- **Exercise**:
Extract, in full, the lines below, beginning at the first and ending with the line that contains "(title) at (81.5,380)". Pictures do not belong in the copy.

● ● ●

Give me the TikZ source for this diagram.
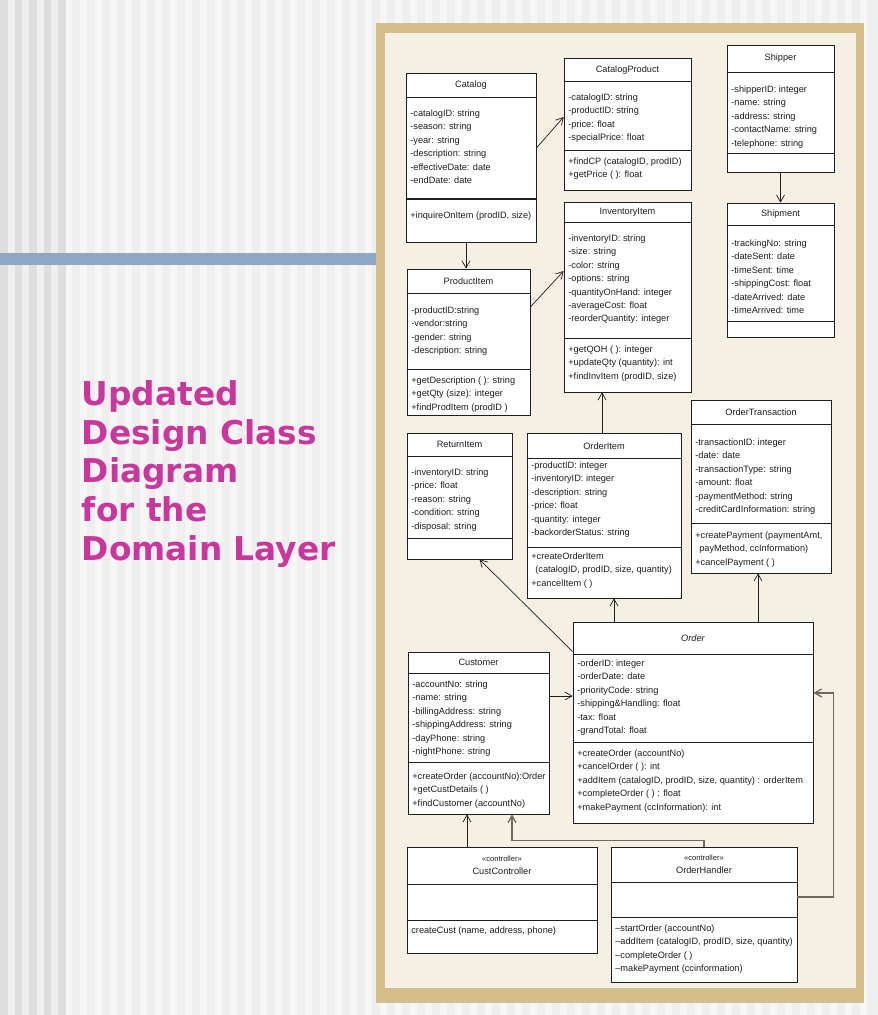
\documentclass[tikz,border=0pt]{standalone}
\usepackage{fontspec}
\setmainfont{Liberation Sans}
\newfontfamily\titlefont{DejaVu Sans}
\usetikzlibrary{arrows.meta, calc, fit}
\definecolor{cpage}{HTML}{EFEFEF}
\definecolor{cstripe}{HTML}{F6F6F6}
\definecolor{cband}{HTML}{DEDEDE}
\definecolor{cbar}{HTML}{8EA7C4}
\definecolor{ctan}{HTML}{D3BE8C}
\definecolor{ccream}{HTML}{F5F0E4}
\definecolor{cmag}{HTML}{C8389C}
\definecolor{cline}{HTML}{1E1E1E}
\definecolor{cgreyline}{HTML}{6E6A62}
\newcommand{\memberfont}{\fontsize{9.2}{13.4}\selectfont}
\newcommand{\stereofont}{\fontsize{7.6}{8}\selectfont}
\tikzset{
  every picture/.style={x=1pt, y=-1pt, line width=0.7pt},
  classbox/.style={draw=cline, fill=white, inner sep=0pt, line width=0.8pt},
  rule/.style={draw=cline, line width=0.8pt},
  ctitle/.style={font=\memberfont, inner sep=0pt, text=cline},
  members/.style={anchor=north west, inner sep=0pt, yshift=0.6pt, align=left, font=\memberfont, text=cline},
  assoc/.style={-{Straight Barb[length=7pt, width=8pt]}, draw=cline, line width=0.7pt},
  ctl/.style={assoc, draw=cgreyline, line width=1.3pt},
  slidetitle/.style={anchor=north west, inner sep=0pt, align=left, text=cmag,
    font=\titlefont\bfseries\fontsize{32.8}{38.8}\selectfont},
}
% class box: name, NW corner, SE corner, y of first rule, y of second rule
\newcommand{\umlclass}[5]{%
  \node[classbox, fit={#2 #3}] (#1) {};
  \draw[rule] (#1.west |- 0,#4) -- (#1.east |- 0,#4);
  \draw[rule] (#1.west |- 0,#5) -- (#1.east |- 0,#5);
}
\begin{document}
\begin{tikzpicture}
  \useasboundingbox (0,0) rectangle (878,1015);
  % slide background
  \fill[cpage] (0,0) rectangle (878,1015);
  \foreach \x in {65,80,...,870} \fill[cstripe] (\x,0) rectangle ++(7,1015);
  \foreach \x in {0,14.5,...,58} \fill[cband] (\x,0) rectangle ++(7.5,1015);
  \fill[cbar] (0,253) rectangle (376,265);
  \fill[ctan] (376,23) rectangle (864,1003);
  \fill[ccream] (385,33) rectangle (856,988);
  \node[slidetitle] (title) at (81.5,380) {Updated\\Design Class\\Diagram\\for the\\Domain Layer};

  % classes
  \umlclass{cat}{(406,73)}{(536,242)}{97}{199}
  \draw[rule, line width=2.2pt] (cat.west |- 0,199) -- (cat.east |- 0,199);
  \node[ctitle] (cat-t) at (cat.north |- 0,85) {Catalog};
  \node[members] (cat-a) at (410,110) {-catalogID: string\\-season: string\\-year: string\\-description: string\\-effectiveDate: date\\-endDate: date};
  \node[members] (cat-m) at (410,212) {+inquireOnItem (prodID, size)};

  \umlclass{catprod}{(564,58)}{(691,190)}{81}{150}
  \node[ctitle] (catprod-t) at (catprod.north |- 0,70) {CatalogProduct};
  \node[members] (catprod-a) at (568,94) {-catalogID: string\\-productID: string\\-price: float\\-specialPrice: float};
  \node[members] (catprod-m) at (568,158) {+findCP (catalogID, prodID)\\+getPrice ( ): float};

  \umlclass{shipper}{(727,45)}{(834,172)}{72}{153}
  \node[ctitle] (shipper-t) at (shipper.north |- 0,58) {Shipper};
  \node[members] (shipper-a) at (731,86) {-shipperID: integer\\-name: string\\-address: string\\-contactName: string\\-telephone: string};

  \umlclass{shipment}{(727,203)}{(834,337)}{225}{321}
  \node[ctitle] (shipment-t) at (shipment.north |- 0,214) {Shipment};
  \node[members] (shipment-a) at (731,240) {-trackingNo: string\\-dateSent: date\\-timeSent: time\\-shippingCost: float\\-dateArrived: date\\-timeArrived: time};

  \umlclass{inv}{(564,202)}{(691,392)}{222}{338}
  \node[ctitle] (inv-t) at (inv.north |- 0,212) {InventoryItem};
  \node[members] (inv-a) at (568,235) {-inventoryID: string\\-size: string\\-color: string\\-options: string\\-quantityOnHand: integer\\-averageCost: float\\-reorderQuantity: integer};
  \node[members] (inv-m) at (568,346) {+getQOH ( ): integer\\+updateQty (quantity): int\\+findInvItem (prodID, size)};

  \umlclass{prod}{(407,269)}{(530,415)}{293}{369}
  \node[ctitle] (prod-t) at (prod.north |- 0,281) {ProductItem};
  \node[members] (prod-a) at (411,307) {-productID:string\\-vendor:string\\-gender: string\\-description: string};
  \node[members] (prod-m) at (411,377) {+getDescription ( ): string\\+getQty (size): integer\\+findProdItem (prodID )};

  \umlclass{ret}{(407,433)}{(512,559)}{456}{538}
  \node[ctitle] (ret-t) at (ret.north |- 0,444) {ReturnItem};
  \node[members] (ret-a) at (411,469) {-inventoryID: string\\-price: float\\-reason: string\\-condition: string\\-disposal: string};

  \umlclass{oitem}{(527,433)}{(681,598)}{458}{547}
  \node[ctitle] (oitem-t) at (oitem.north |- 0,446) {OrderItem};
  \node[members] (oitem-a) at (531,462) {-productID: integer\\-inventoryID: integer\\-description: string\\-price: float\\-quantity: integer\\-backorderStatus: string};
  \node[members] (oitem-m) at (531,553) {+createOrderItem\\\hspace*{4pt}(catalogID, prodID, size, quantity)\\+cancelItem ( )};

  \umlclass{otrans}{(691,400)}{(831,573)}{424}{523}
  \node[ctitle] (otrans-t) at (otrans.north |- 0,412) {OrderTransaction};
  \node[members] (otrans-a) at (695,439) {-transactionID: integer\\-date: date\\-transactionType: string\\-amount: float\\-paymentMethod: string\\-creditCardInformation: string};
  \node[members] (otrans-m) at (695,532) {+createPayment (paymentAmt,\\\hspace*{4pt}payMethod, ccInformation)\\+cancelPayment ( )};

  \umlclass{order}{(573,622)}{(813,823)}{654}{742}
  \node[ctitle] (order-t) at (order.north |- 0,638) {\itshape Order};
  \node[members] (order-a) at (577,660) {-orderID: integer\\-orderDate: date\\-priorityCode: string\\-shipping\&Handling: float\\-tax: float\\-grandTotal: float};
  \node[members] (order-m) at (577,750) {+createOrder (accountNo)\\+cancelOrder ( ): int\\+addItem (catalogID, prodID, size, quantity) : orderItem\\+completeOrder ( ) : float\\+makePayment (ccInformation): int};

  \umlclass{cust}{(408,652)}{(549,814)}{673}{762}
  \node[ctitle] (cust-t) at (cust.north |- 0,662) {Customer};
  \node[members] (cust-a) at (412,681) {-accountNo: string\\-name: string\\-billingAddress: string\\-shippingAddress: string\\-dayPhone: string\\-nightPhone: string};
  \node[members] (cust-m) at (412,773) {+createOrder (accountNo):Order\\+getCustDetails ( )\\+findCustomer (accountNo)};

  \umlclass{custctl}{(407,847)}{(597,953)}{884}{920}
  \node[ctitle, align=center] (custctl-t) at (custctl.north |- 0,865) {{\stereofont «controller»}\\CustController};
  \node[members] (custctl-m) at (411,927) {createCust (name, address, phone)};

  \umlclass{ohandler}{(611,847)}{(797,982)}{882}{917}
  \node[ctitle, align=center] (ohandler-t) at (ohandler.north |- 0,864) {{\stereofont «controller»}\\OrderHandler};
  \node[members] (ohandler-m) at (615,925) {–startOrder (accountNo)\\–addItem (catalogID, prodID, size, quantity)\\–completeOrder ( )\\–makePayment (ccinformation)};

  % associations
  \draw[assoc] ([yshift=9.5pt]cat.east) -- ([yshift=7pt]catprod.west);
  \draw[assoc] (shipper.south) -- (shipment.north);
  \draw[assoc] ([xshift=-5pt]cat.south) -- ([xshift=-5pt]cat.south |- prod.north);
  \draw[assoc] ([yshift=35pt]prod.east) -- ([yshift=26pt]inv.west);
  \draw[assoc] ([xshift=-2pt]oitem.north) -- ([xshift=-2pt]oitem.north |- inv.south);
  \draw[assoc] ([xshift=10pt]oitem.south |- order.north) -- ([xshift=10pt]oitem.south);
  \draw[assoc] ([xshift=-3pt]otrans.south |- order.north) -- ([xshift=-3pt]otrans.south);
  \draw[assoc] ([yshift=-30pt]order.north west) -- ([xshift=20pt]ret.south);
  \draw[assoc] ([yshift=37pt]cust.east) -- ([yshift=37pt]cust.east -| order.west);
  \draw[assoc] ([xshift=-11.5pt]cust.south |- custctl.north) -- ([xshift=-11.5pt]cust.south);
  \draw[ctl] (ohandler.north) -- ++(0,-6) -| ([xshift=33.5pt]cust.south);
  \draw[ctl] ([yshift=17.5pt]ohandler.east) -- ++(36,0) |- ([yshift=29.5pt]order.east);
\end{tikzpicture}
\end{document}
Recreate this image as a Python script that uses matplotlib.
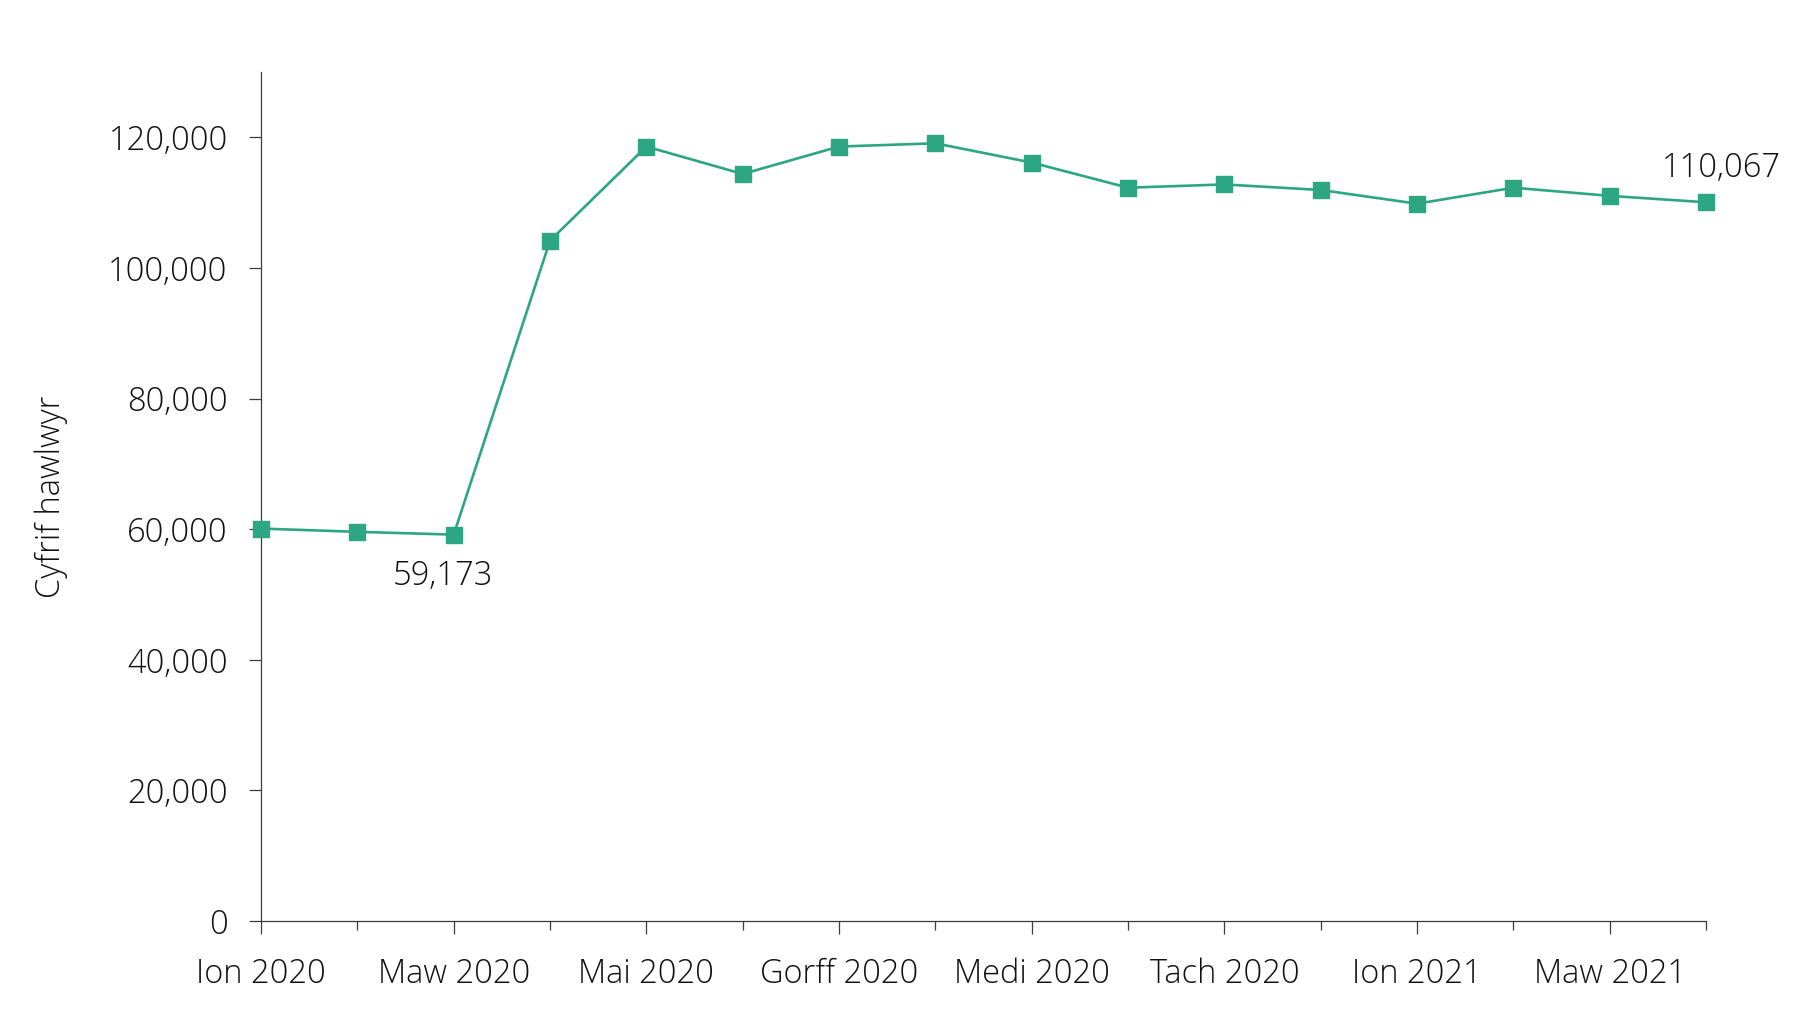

● ● ●

- **Written response**:
Give me the TikZ source for this diagram.
\documentclass[tikz,border=0pt]{standalone}
\usepackage{fontspec}
\setmainfont{Liberation Sans}
\newfontfamily\titlefont{DejaVu Sans}
\usetikzlibrary{arrows.meta, calc, fit}
\definecolor{cpage}{HTML}{EFEFEF}
\definecolor{cstripe}{HTML}{F6F6F6}
\definecolor{cband}{HTML}{DEDEDE}
\definecolor{cbar}{HTML}{8EA7C4}
\definecolor{ctan}{HTML}{D3BE8C}
\definecolor{ccream}{HTML}{F5F0E4}
\definecolor{cmag}{HTML}{C8389C}
\definecolor{cline}{HTML}{1E1E1E}
\definecolor{cgreyline}{HTML}{6E6A62}
\newcommand{\memberfont}{\fontsize{9.2}{13.4}\selectfont}
\newcommand{\stereofont}{\fontsize{7.6}{8}\selectfont}
\tikzset{
  every picture/.style={x=1pt, y=-1pt, line width=0.7pt},
  classbox/.style={draw=cline, fill=white, inner sep=0pt, line width=0.8pt},
  rule/.style={draw=cline, line width=0.8pt},
  ctitle/.style={font=\memberfont, inner sep=0pt, text=cline},
  members/.style={anchor=north west, inner sep=0pt, yshift=0.6pt, align=left, font=\memberfont, text=cline},
  assoc/.style={-{Straight Barb[length=7pt, width=8pt]}, draw=cline, line width=0.7pt},
  ctl/.style={assoc, draw=cgreyline, line width=1.3pt},
  slidetitle/.style={anchor=north west, inner sep=0pt, align=left, text=cmag,
    font=\titlefont\bfseries\fontsize{32.8}{38.8}\selectfont},
}
% class box: name, NW corner, SE corner, y of first rule, y of second rule
\newcommand{\umlclass}[5]{%
  \node[classbox, fit={#2 #3}] (#1) {};
  \draw[rule] (#1.west |- 0,#4) -- (#1.east |- 0,#4);
  \draw[rule] (#1.west |- 0,#5) -- (#1.east |- 0,#5);
}
\begin{document}
\begin{tikzpicture}
  \useasboundingbox (0,0) rectangle (878,1015);
  % slide background
  \fill[cpage] (0,0) rectangle (878,1015);
  \foreach \x in {65,80,...,870} \fill[cstripe] (\x,0) rectangle ++(7,1015);
  \foreach \x in {0,14.5,...,58} \fill[cband] (\x,0) rectangle ++(7.5,1015);
  \fill[cbar] (0,253) rectangle (376,265);
  \fill[ctan] (376,23) rectangle (864,1003);
  \fill[ccream] (385,33) rectangle (856,988);
  \node[slidetitle] (title) at (81.5,380) {Updated\\Design Class\\Diagram\\for the\\Domain Layer};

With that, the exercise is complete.